Task instructions: Scan the data below for the string "with". Show every line where it turns up.

Data provided:

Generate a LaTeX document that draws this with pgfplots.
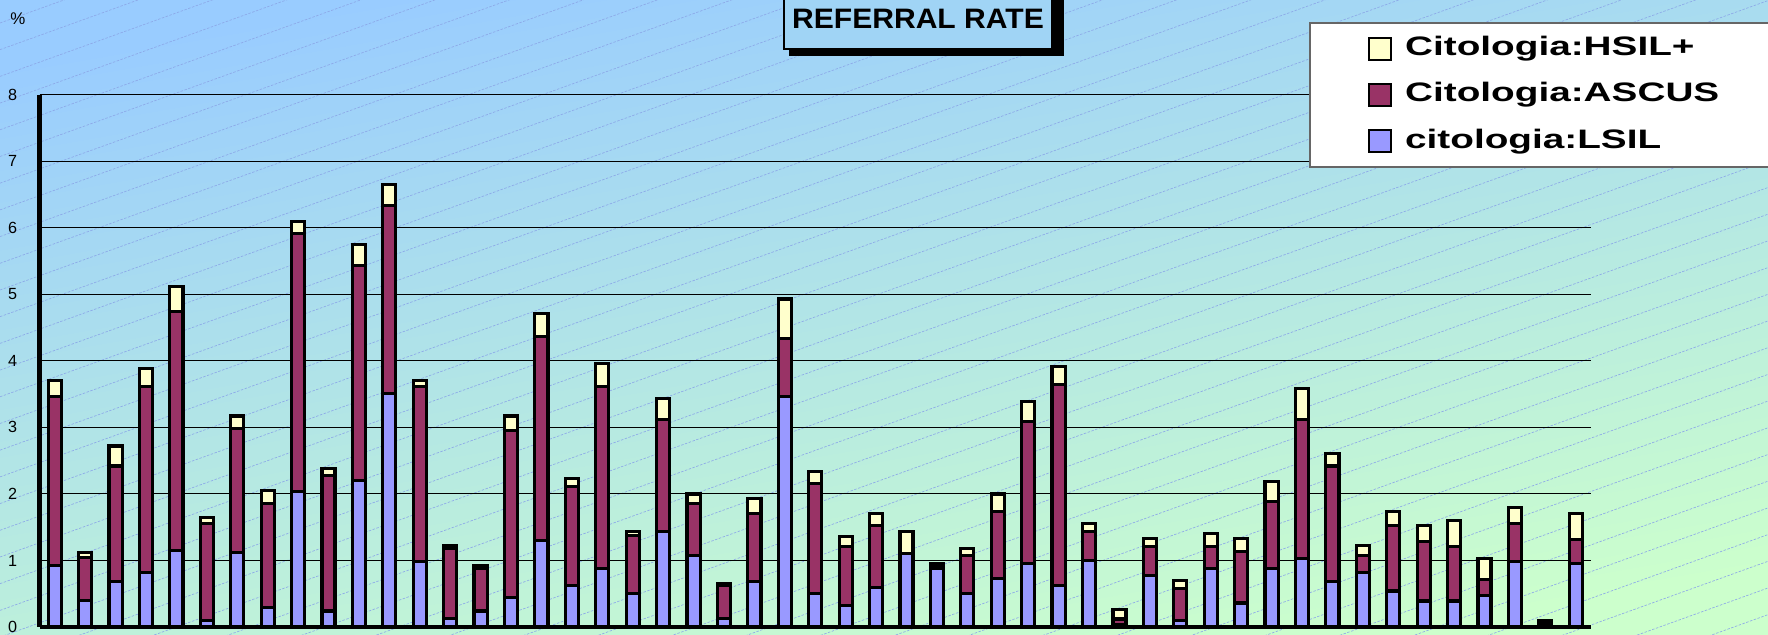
\documentclass[border=0pt]{standalone}
\usepackage{fontspec}
\setmainfont{Liberation Sans}
\newfontfamily\legfont[FakeStretch=1.45]{Liberation Sans}
\newfontfamily\ttlfont[FakeStretch=1.07]{Liberation Sans}
\usepackage{pgfplots}
\usepackage{pgfplotstable}
\pgfplotsset{compat=1.18}

\definecolor{bgtop}{RGB}{153,204,255}
\definecolor{bgbot}{RGB}{204,255,204}
\definecolor{hatch}{RGB}{140,168,232}
\definecolor{ttlbg}{RGB}{160,212,245}
\definecolor{lsil}{RGB}{153,153,255}
\definecolor{ascus}{RGB}{153,51,102}
\definecolor{hsil}{RGB}{255,255,204}

% referral rate (%) per centre, split by cytology result
\pgfplotstableread{
n  lsil ascus hsil
1  0.93 2.54 0.23
2  0.40 0.64 0.08
3  0.69 1.73 0.30
4  0.82 2.80 0.26
5  1.15 3.59 0.38
6  0.10 1.46 0.08
7  1.12 1.86 0.19
8  0.29 1.57 0.19
9  2.04 3.87 0.18
10 0.24 2.04 0.10
11 2.20 3.23 0.32
12 3.51 2.83 0.31
13 0.99 2.63 0.08
14 0.13 1.05 0.04
15 0.24 0.64 0.04
16 0.44 2.51 0.22
17 1.30 3.07 0.34
18 0.62 1.49 0.12
19 0.88 2.74 0.34
20 0.50 0.87 0.07
21 1.43 1.69 0.31
22 1.07 0.79 0.14
23 0.13 0.49 0.03
24 0.69 1.02 0.22
25 3.47 0.86 0.60
26 0.50 1.66 0.18
27 0.32 0.89 0.15
28 0.59 0.93 0.18
29 1.11 0.00 0.33
30 0.88 0.03 0.05
31 0.50 0.57 0.11
32 0.73 1.01 0.26
33 0.96 2.13 0.30
34 0.62 3.03 0.27
35 1.00 0.43 0.12
36 0.04 0.08 0.14
37 0.77 0.44 0.12
38 0.10 0.48 0.12
39 0.88 0.33 0.20
40 0.36 0.78 0.19
41 0.88 1.01 0.30
42 1.03 2.09 0.47
43 0.68 1.74 0.19
44 0.82 0.25 0.15
45 0.54 0.98 0.22
46 0.39 0.90 0.23
47 0.39 0.82 0.39
48 0.47 0.25 0.31
49 0.99 0.57 0.23
50 0.00 0.06 0.04
51 0.96 0.36 0.39
}\rates

\begin{document}
\begin{tikzpicture}
\useasboundingbox (0,0) rectangle (17.68cm,6.35cm);
\clip (0,0) rectangle (17.68cm,6.35cm);
\shade[top color=bgtop, bottom color=bgbot, shading angle=10] (0,0) rectangle (17.68cm,6.35cm);
\foreach \k in {0,...,47}
  \draw[hatch, line width=0.18pt, dash pattern=on 0.25mm off 0.15mm]
    (0,6.12cm-\k*0.267cm) -- (17.68cm,6.12cm-\k*0.267cm+6.365cm);

% title box with drop shadow
\fill[black] (7.89cm,5.79cm) rectangle (10.64cm,6.6cm);
\filldraw[fill=ttlbg, draw=black, line width=0.35pt] (7.84cm,5.86cm) rectangle (10.52cm,6.6cm);
\node[font=\ttlfont\bfseries\fontsize{8}{9}\selectfont] at (9.18cm,6.165cm) {REFERRAL RATE};

\node[font=\fontsize{4.8}{5}\selectfont] at (0.18cm,6.16cm) {\%};

\begin{axis}[
  at={(0.395cm,0.08cm)}, anchor=south west,
  scale only axis, width=15.515cm, height=5.323cm,
  xmin=0.5, xmax=51.5, ymin=0, ymax=8,
  xtick=\empty, ytick={0,1,...,8},
  major tick length=0pt,
  axis x line*=bottom, axis y line*=left,
  axis line style={-, line width=1.2pt},
  ymajorgrids, grid style={black, line width=0.3pt},
  /pgf/number format/assume math mode=true,
  yticklabel style={font=\fontsize{4.6}{5}\selectfont, xshift=-1mm},
  ybar stacked, bar width=0.43,
  every axis plot/.append style={draw=black, line width=0.9pt,
    legend image code/.code={\path (0,0); \draw[##1, line width=0.6pt] (0cm,-1.1mm) rectangle (2.2mm,1.1mm);}},
  reverse legend,
  legend style={at={(0.8182,1.1366)}, anchor=north west,
    draw=black!60, line width=0.5pt, fill=white,
    font=\legfont\bfseries\fontsize{7.6}{8}\selectfont,
    inner xsep=5.8mm, inner ysep=0.5mm, row sep=0.5mm, column sep=0.45mm,
    nodes={text height=1.95mm, text depth=0.55mm, inner sep=0.82mm}},
  legend cell align=left,
]
\addplot[fill=lsil] table[x=n, y=lsil] {\rates};
\addlegendentry{\makebox[4cm][l]{citologia:LSIL}}
\addplot[fill=ascus] table[x=n, y=ascus] {\rates};
\addlegendentry{\makebox[4cm][l]{Citologia:ASCUS}}
\addplot[fill=hsil] table[x=n, y=hsil] {\rates};
\addlegendentry{\makebox[4cm][l]{Citologia:HSIL+}}
\end{axis}
\end{tikzpicture}
\end{document}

Right answer:
Generate a LaTeX document that draws this with pgfplots.
% title box with drop shadow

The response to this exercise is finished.